Rodzina królewska ma dla brytyjczyków znaczenie ogromne.
Jest częścią ich kultury i tradycji i choć stale pojawiają się trendy antymonarchciczne, to większość Brytyjczyków okazuje się być beznadziejnie sentymentalna.
Prawdopodobnie rodzina królewska pozostaje dla nich symbolem dawnej potęgi i znaczenia Imprerium Brytyjskiego na świecie. I mimo, że dziś rola jej członków sprowadza się do reprezentaccyjnej, niezdrowe zainteresowanie ich życiem stało się częścią popkultury, a oni sami celebrytami z pierwszych stron gazet, zainteresowanie nie słabnie, a każde wydarzenie w rodzinie królewskiej wzbudza sensację.

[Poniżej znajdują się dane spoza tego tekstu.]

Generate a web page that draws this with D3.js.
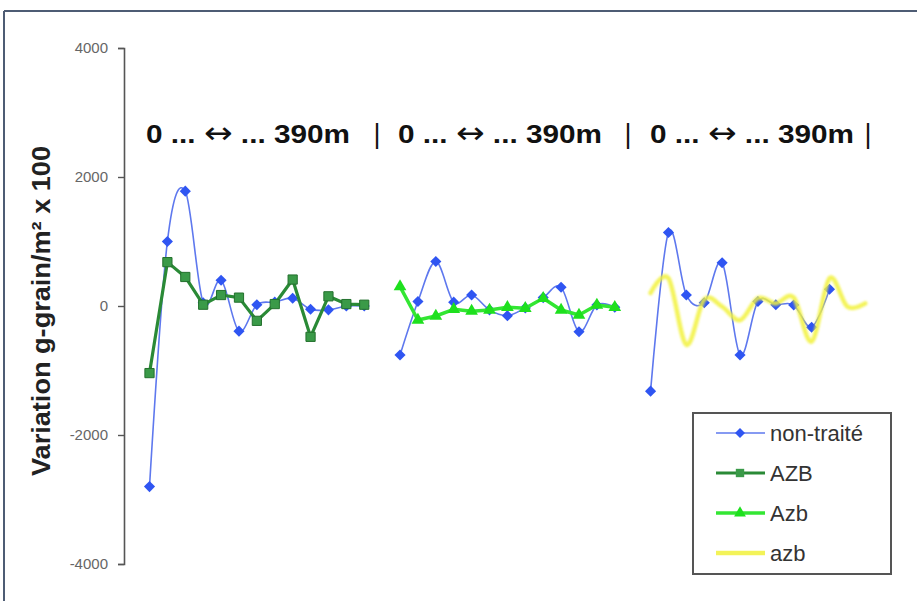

Z powodu protokołu i zasad obowiązującyh w monarchii celebryci z rodziny królewskiej nie mogą w odróżnieniu od gwiazd pozwolić sobie na swobodę, intymne zdjęcia w kolorowej prasie, a wszystkie sekrety są strzeżone. To zaś co dostaje się do mediów podlega ścisłej kontroli.
Tym bardziej więc Brytyjczycy są spragnieni wszelkich, poza oficjalnych informacji i zdjeć swoich ulubieńców.
Na to zainteresowanie odpowiedziała brytyjska fotograf Alison Jackson.
Alison zrealizowała projekt, który przybliża Brytyjczykom ich ukochanych celebrytów w zwyczajnych, codziennych, a nawet intymnych sytuacjach.
Kate i Wiliam w kąpieli w wannie na zdjęciu w kolorowej prasie? To wydaje się nie do pomyślenia. I rzeczywiście, protokół królewski nigdy nie zezwoliłby na to, by ukazały się takie zdjęcia. Ale to inscenizacja. Alison zatrudniła łudzaco podobnych do członków rodziny królewskiej sobowtórów i pokazała Brytyjczykom pozbawonych protokołowej sztywności idoli.
Alison trafiła w dziesiątkę, Brytyjczykom bardzo podobały się jej zdjęcia, choć były i takie głosy, że przesadziła i pokazała za dużo. Widać, że nie wszyscy potrafią sobie wyobrazić, że poza oficjalnymi wystąpieniami, sa to zwyczajni ludzie w zwyczajnej – nie zwyzyczajnej codzienności.